The Anderson-Thye amendment has all but torn this web apart, leaving other members of GATT with the feeling that U.S. trade policy is insincere and undependable. Already three countries, Denmark, Holland, and Canada have accused the United States at the recent GATT conference in Geneva of "impairing and nullifying" the agreement, and all that Undersecretary of State Willard Thorpe could do at the time was admit it.
The dairy interests' victory has also left its mark on the ECA. A good example is Belgium, where cheese exports to America were a main factor in the fight for self-sufficiency. The Belgian ECA program received a serious setback when the U.S. Department of Agriculture, under the Anderson-Thye amendment, had to cut cheese imports forty percent last August.

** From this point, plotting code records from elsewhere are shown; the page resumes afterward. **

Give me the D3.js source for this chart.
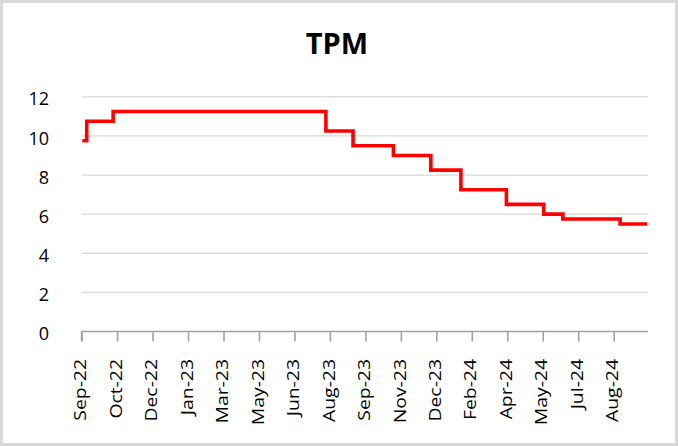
<!DOCTYPE html>
<html>
<head>
<meta charset="utf-8">
<script src="https://cdn.jsdelivr.net/npm/d3@7"></script>
<style>
  html, body { margin: 0; padding: 0; background: #fff; }
  svg { display: block; }
</style>
</head>
<body>
<script>
// ---- data ----
const title = "TPM";
// dates at which the rate takes a new value (step changes)
const stepDates = ["2022-09-02","2022-09-08","2022-10-14","2023-07-31","2023-09-06","2023-10-31",
                   "2023-12-21","2024-01-31","2024-04-02","2024-05-23","2024-06-18","2024-09-04","2024-10-11"];
const stepValues = [9.75, 10.75, 11.25, 10.25, 9.5, 9.0, 8.25, 7.25, 6.5, 6.0, 5.75, 5.5, 5.5];
const xTickLabels = ["Sep-22","Oct-22","Dec-22","Jan-23","Mar-23","May-23","Jun-23","Aug-23",
                     "Sep-23","Nov-23","Dec-23","Feb-24","Apr-24","May-24","Jul-24","Aug-24"];
const yTicks = [0, 2, 4, 6, 8, 10, 12];
const axisStart = "2022-09-01";
const axisEnd = "2024-10-12";
const tickIntervalDays = 48.35;

// ---- layout ----
const W = 678, H = 446;
const M = { left: 81.6, right: 648, top: 96.8, bottom: 331.5 };

const parse = d3.utcParse("%Y-%m-%d");
const data = stepDates.map((d, i) => ({ date: parse(d), value: stepValues[i] }));

const x = d3.scaleUtc().domain([parse(axisStart), parse(axisEnd)]).range([M.left, M.right]);
const y = d3.scaleLinear().domain([0, 12]).range([M.bottom, M.top]);

const svg = d3.select("body").append("svg").attr("width", W).attr("height", H);

svg.append("rect").attr("x", 1.5).attr("y", 1.5).attr("width", W - 3).attr("height", H - 3)
  .attr("fill", "#fff").attr("stroke", "#d9d9d9").attr("stroke-width", 3);

svg.append("text").attr("x", 337).attr("y", 53.5).attr("text-anchor", "middle")
  .attr("font-family", "'Open Sans', sans-serif").attr("font-weight", 700).attr("font-size", 29)
  .attr("fill", "#000").text(title);

// gridlines
svg.append("g").selectAll("line").data(yTicks.filter(d => d > 0)).join("line")
  .attr("x1", M.left).attr("x2", M.right)
  .attr("y1", d => y(d)).attr("y2", d => y(d))
  .attr("stroke", "#d9d9d9").attr("stroke-width", 1.3);

// y labels
svg.append("g").selectAll("text").data(yTicks).join("text")
  .attr("x", 49).attr("y", d => y(d)).attr("dy", "0.48em")
  .attr("text-anchor", "end")
  .attr("font-family", "'Open Sans', sans-serif").attr("font-size", 18).attr("fill", "#000")
  .text(d => d);

// x axis
const t0 = parse(axisStart).getTime();
const tickDates = xTickLabels.map((l, i) => new Date(t0 + i * tickIntervalDays * 864e5));
const xAxis = d3.axisBottom(x).tickValues(tickDates).tickSize(10).tickFormat("");
const gx = svg.append("g").attr("transform", `translate(0,${M.bottom})`).call(xAxis);
gx.select(".domain").attr("stroke", "#a0a0a0").attr("stroke-width", 1.6)
  .attr("d", `M${M.left},10V0H${M.right}`);
gx.selectAll(".tick line").attr("stroke", "#a0a0a0").attr("stroke-width", 1.6);

svg.append("g").selectAll("text").data(tickDates).join("text")
  .attr("transform", (d) => `translate(${x(d)},359) rotate(-90) scale(1.25,1)`)
  .attr("dy", "0.3em")
  .attr("text-anchor", "end")
  .attr("font-family", "'Open Sans', sans-serif").attr("font-size", 15.5).attr("fill", "#000")
  .text((d, i) => xTickLabels[i]);

// step line
const line = d3.line().x(d => x(d.date)).y(d => y(d.value)).curve(d3.curveStepAfter);
svg.append("path").datum(data).attr("d", line)
  .attr("fill", "none").attr("stroke", "#ff0000").attr("stroke-width", 3.6)
  .attr("stroke-linejoin", "miter");
</script>
</body>
</html>
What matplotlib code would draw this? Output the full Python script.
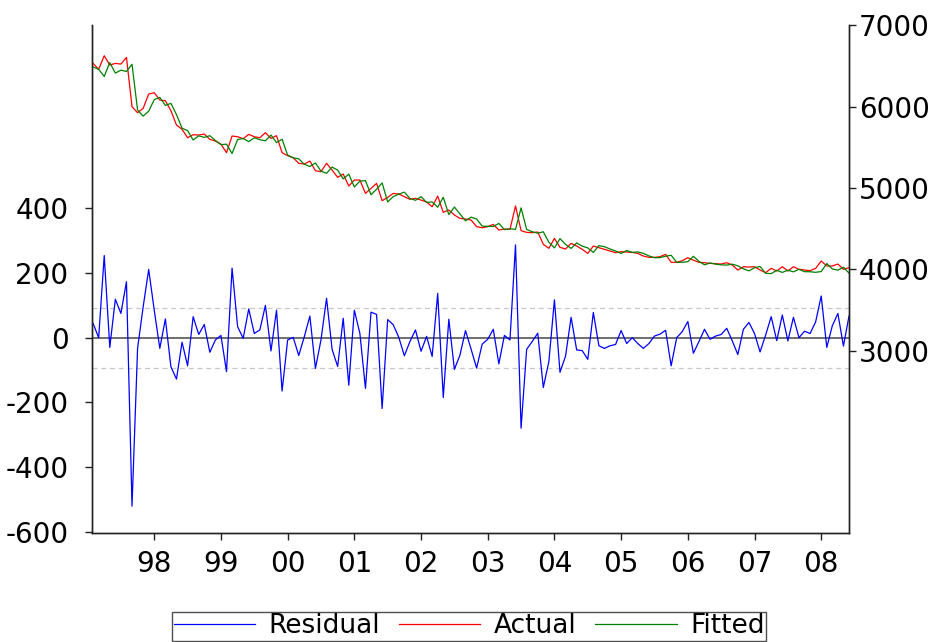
import matplotlib
matplotlib.use("Agg")
import matplotlib.pyplot as plt
import numpy as np
from matplotlib.lines import Line2D

plt.rcParams['font.family'] = ['DejaVu Sans']

# Monthly observations (Feb 1997 .. Jun 2008)
residual = [44, 0, 254, -30, 119, 75, 173, -521, -33, 95, 211, 85, -33, 58, -90, -128,
            -14, -87, 65, 10, 41, -45, -7, 7, -105, 215, 34, -2, 89, 13, 24, 100,
            -41, 85, -165, -7, 1, -55, 3, 67, -95, -7, 122, -36, -89, 60, -147, 85,
            13, -157, 79, 72, -219, 56, 40, 1, -56, -12, 24, -42, 4, -58, 137, -185,
            57, -98, -54, 22, -35, -94, -20, -5, 26, -81, 7, -7, 287, -280, -36, -12,
            14, -154, -74, 117, -107, -57, 63, -38, -40, -67, 78, -25, -33, -25, -21, 22,
            -18, 0, -18, -33, -18, 5, 11, 23, -87, 0, 19, 50, -48, -12, 26, -5,
            5, 10, 29, -10, -52, 26, 47, 13, -44, 8, 65, -9, 70, -10, 63, 0,
            20, 13, 49, 129, -30, 37, 75, -26, 67]

actual = [6530, 6457, 6624, 6510, 6530, 6522, 6604, 5998, 5924, 5977, 6154, 6170, 6080, 6072, 5949, 5773,
          5720, 5617, 5654, 5650, 5662, 5597, 5576, 5539, 5433, 5638, 5629, 5605, 5658, 5629, 5617, 5679,
          5609, 5642, 5433, 5396, 5371, 5302, 5294, 5330, 5212, 5199, 5302, 5220, 5130, 5171, 5023, 5097,
          5097, 4933, 4995, 5056, 4843, 4884, 4933, 4925, 4892, 4860, 4872, 4851, 4827, 4769, 4900, 4700,
          4729, 4667, 4626, 4618, 4606, 4524, 4511, 4524, 4552, 4483, 4495, 4491, 4778, 4475, 4454, 4450,
          4458, 4307, 4258, 4380, 4270, 4249, 4319, 4286, 4245, 4196, 4286, 4266, 4245, 4225, 4204, 4217,
          4213, 4208, 4196, 4163, 4147, 4147, 4155, 4184, 4086, 4086, 4106, 4143, 4112, 4086, 4081, 4073,
          4069, 4065, 4081, 4053, 3991, 4032, 4028, 4032, 3991, 3959, 4012, 3979, 4032, 3979, 4032, 4000,
          3991, 3983, 4012, 4102, 4041, 4041, 4065, 4000, 4020]

fitted = [a - r for a, r in zip(actual, residual)]

year_labels = ['98', '99', '00', '01', '02', '03', '04', '05', '06', '07', '08']
left_ticks = [-600, -400, -200, 0, 200, 400]
right_ticks = [3000, 4000, 5000, 6000, 7000]
se_band = 93

x = np.arange(len(residual))

fig = plt.figure(figsize=(9.38, 6.42), dpi=100)
ax = fig.add_axes([92/938, 1 - 533/642, (849 - 92)/938, (533 - 25)/642])
ax2 = ax.twinx()

ax.axhline(0, color='#555555', lw=1.2, zorder=1)
ax.axhline(se_band, color='#c8c8c8', lw=0.9, ls=(0, (4, 3)), zorder=1)
ax.axhline(-se_band, color='#c8c8c8', lw=0.9, ls=(0, (4, 3)), zorder=1)
ax.plot(x, residual, color='#0000ff', lw=0.9, zorder=2)

ax2.plot(x, actual, color='#ff0000', lw=0.9)
ax2.plot(x, fitted, color='#008000', lw=0.9)

ax.set_xlim(-0.2, 136.0)
ax.set_ylim(-604, 967)
ax2.set_ylim(760, 7002)

ax.set_xticks([11 + 12 * k for k in range(len(year_labels))])
ax.set_xticklabels(year_labels)
ax.set_yticks(left_ticks)
ax.set_yticklabels([str(v) for v in left_ticks])
ax2.set_yticks(right_ticks)
ax2.set_yticklabels([str(v) for v in right_ticks])

for a in (ax, ax2):
    a.spines['top'].set_visible(False)
    for s in ('left', 'right', 'bottom'):
        a.spines[s].set_linewidth(1.0)
        a.spines[s].set_color('#222222')
    a.tick_params(direction='out', length=5, width=1.0, color='#222222',
                  labelsize=20)
ax.tick_params(axis='x', pad=7)
ax.tick_params(axis='y', pad=12)
ax2.tick_params(axis='y', pad=2)

handles = [Line2D([], [], color='#0000ff', lw=0.9),
           Line2D([], [], color='#ff0000', lw=0.9),
           Line2D([], [], color='#008000', lw=0.9)]
leg = fig.legend(handles, ['Residual', 'Actual', 'Fitted'], loc='upper center',
                 bbox_to_anchor=(469/938, 1 - 612/642), ncol=3, frameon=True,
                 fancybox=False, edgecolor='#222222', fontsize=19,
                 handlelength=3.1, columnspacing=0.7, borderpad=0.05,
                 handletextpad=0.5, borderaxespad=0)
leg.get_frame().set_linewidth(1.0)

fig.savefig('out.png', dpi=100)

The State Department and United States allies are not alone in their suffering--a large section of American agriculture will soon have to stew in its own produce if the restrictions are not repealed Secretary Acheson explained it:
"Many of our agricultural products such as apples, citrus fruits, cotton, and tobacco depend heavily on overseas markets. The obvious step for other countries to take in meeting the United States threat to restrict their products is to impose counter-restrictions in retaliation...On balance, American agriculture will suffer from this provision."
This evidently does not interest the dairy men, nor does the ECA program nor even their own country's prestige and honesty; they, as well as the congressmen who cooperated with them, seem to be more interested in protecting their own profits. Congress would do well to make a little less noise about municipal and state-wide protection rackets and do something about its own version.